The Prime Minister has demanded a 'please explain' from the country's top cop over how a man was able to break into a police station and walk out with 11 guns.
The burglary has raised questions about the police's ability to handle the gun amnesty scheme.
The Palmerston North police station was robbed of 11 firearms because of a serious case of human error: staff accidentally left a roller door open.
- Gun theft from Palmerston North police station due to door left open
- Police recover eight of 11 firearms stolen from station
- Palmerston North suspected gun thief Alan James Harris arrested
The alleged burglar got through two more doors and was then able to walk straight back out with the firearms, one of which was a banned weapon under the new gun laws.
Deputy Police Commissioner Mike Clement told The AM Show it was "unacceptable by any standard, especially our own".
Police have been charged with collecting, storing and destroying tens of thousands of firearms as the gun amnesty gets underway.
The Prime Minister said she was aghast at the burglary, and ordered Police Minister Stuart Nash to get some answers.
"The Commissioner is undertaking the work to give reassurance to the public that the buyback scheme will be safely executed," Jacinda Ardern told media.
She said the roller door mistake was "completely against not only policy protocol but good common sense".

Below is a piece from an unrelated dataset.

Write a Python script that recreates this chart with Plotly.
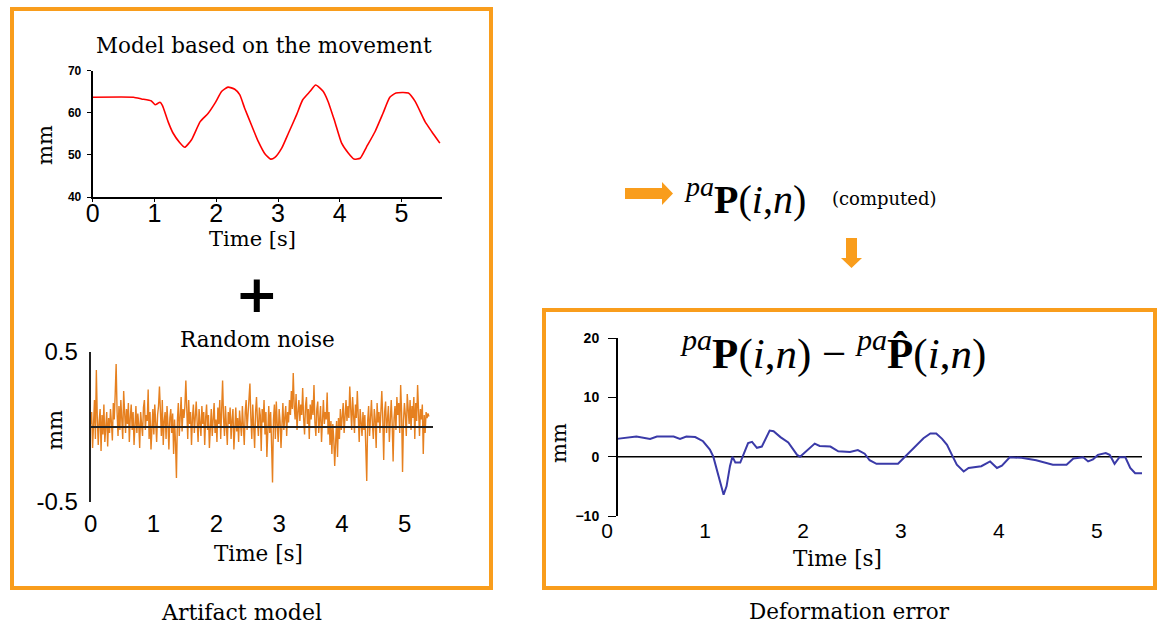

Since March 15, nearly 400 firearms have been turned into police, and more than 2000 gun owners have gone online to tell police they have firearms they want to hand in.
Police are preparing for an influx of thousands of guns. They still have no idea how many, but Newshub understands they don't have the capacity to store even those they do have records for - about 13,000.
"Our preference is not to have those firearms handed in to police stations," Clement said. "While we do have armouries in the stations, they aren't equipped to deal with tens of thousands of firearms."
Police are still working out just how they'll handle so many guns, and are expected to announce details by the end of May.
Newshub understands their first job is to meticulously plan how the buyback will work, including designing a completely new software system which will essentially be a track and trace like that used for courier parcels. It will track every gun, part and magazine from collection point to destruction point.
Collection points are still being worked on too. Police stations might not be the best place for this in every case, and the Government is looking for other options such as the 171 gun clubs around the country. The understanding at this point is that guns will be stored and destroyed by the New Zealand Defence Force, but there's still the question of short-term storage before bulk transportation.
When it comes to that lack of storage capacity, Newshub understands they're looking at temporary storage options which could include using shipping containers.